So, you want to optimize your warehouse, don’t ya?
While there are many different areas and processes you can focus on when attempting to optimize your warehouse, the method listed below can be applied to all areas of your warehouse in one form or another.
Look around your warehouse. If you haven’t recently, perform each process yourself. Be familiar with the requirements of each process so that you can better identify its needs.
Step 1 – Streamline
This step is all about eliminating the excess.
- Warehouse Flow
- Repetitive Travel
Is the operational flow of product in your facility logical? All areas of the warehouse should be located according to how dependent it is relevant to the areas of the warehouse surrounding it. If Area A and Area B have high volumes of traffic flow between them, either one way or both ways, then Area A and Area B are strong candidates to be located directly next to each other. The opposite also holds true.
Do any of your warehouse processes involve multiple touches on any level (each, case, pallet)? Are there touches in the process that are simply placeholders, waiting for the next touch to occur? That is what is known as “double handling”. You touch the product more times than necessary. Touches are time, and time is money. Replenishment, picking, and packing operations are prime areas to start when looking for excessive touches.

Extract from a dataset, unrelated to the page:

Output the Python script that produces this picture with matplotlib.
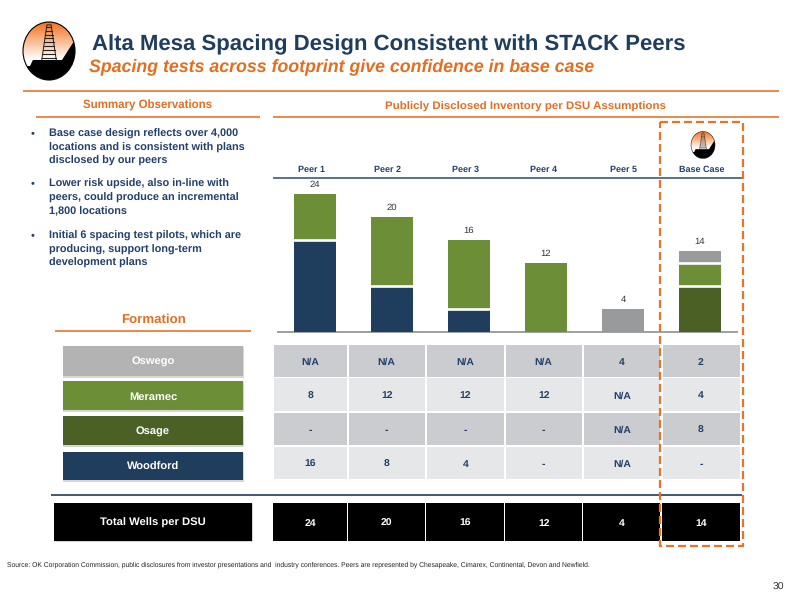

Do you consistently manually move a product, case, or pallet in your warehouse from Area A to Area B with a pallet lift, truck, or forklift? If you have repetitive travel like this, then you can reduce labor costs and increase efficiency by eliminating this repetitive travel using Step 2 below.
Step 2 – Automate
This step is all about implementing technology where repetitive actions take place.
- Pick and Place
- Employee Interactions with WMS Interface
To eliminate repetitive travel, consider purchasing conveyor
to transport your product, case, or pallet. This may seem like an expensive investment upfront, however, the return on investment could prove well worth it.
If you have repetitive, manual pick and place operations, robotic automation may be for you. Depending on the frequency and labor cost of this operation, it may not make financial sense for your warehouse to implement robotics, but some areas of your warehouse may benefit.
Do you have processes where an employee interacts with your WMS interface? If so, then implementing a database management system (DBMS) such as MS Access could greatly optimize those processes.
Step 3 – Standardize
This step is all about setting rates to your warehouse’s now lean and improved processes.
Note: Perform Step 1 and Step 2 first to ensure you are setting standards for an optimized process.
- Best Practices
- Setting Rates
Form a list of “Best Practices”. Spend time with the best/fastest workers for any process. What do they do differently that sets them apart from others doing the same job? Ask them. Creating a list of “Best Practices” allows the learning curve for new hires to be shortened, as well as help elevate an average worker into a worker who excels.
You must set rates (standards) for each process in your warehouse to hold accountability. You can perform time studies, a MOST model, or simply set standards based off your historical data found in your WMS tables (the latter is the least preferable method). Standardizing your warehouse not only holds your employees accountable, but also allows you to optimize your labor force. See Nathan Busch’s blog Get the MOST from Your Workforce
for more information on MOST.
This three-step process is not a “cover-all” approach to optimizing your warehouse, but it is a “cover-most” approach. If you learn to streamline, automate, and standardize each area or process in your warehouse, you will be much closer to complete warehouse optimization.